The specimen is well known... I have never come across an institution or
country anywhere in the world that doesn't allow photographs of public
exhibitions of fossil specimens. Maybe I'm wrong.>
I think one reason is thus, and its perfectly logical:
Possession of an object is absolute control. Protection on use,
perception, etc., of that object is intrinsically involved with
possession. Reproduction of that object, as a cast, model, photograph, may
be/is similarly protected, and can be the owned property of the possesser
of the reproduced object. A painting is the property of the painter, until
gifted or bought, and any reproduction of that painting, either a photo or
a copy, can be similarly considered property (copyright) of the original
producer, until sold, gifted, granted permission of use of, etc. Most
photos of specimens in papers, unless produced by the author, are
copyritten by the owner of the specimen, be that institution, state, or
nation. Typically, photos are granted with a coption that reads
"reproduced with permission of ..." or, "(c) Institute of Paleontology..."
and so forth. Any photographed specimen included in a paper must be
granted by permission of the institution; many institutions will grant
permission before hand, and often waive such permission when grants in
museums state "photographs can be taken." Statements to the effect of "Do
not take photographs" are pretty clear. Still, one can take sketches, or
ask the curator for permission. It doesn't involve a lot of problem.

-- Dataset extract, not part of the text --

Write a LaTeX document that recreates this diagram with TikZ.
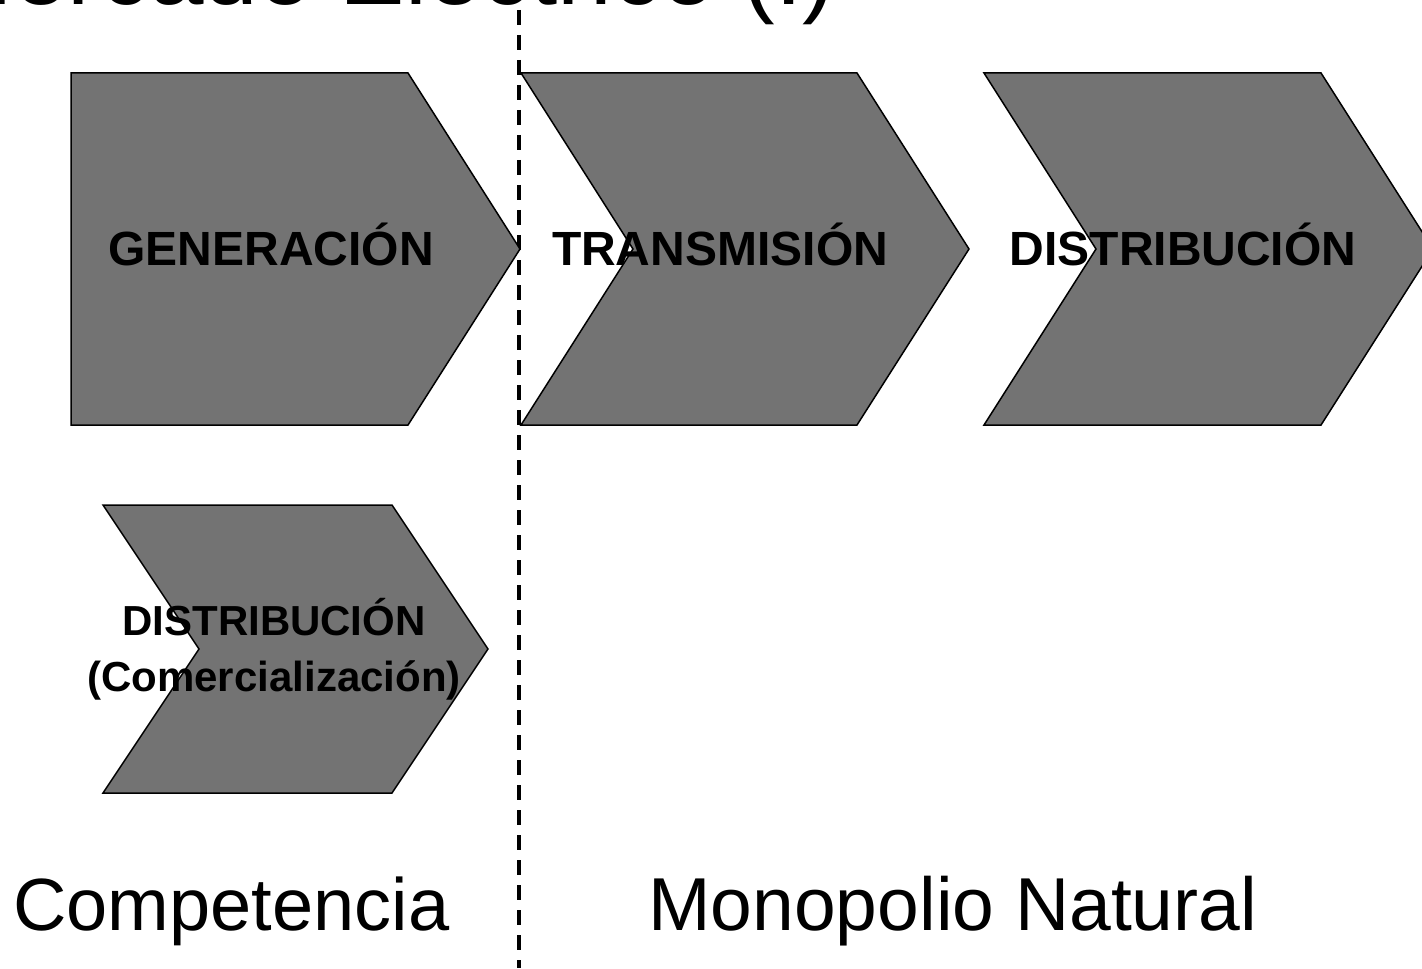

Original sources (Greg Paul's skeleton of *Scipionyx* in _Dinosaurs of the
Air_) does not count and reproduced, since it is an original structure. So
is any drawing. A photograph is of the specimen itself. It seems logical
then in the case of the Italian governments stricture, though perhaps too
harsh. One can easily say that any reputable scientist or institution may
reproduce the photo as long as the use is by certain guidelines.
My couple lira on the issue,
Jaime A. Headden
Little steps are often the hardest to take. We are too used to making leaps
in the face of adversity, that a simple skip is so hard to do. We should all
learn to walk soft, walk small, see the world around us rather than zoom by it.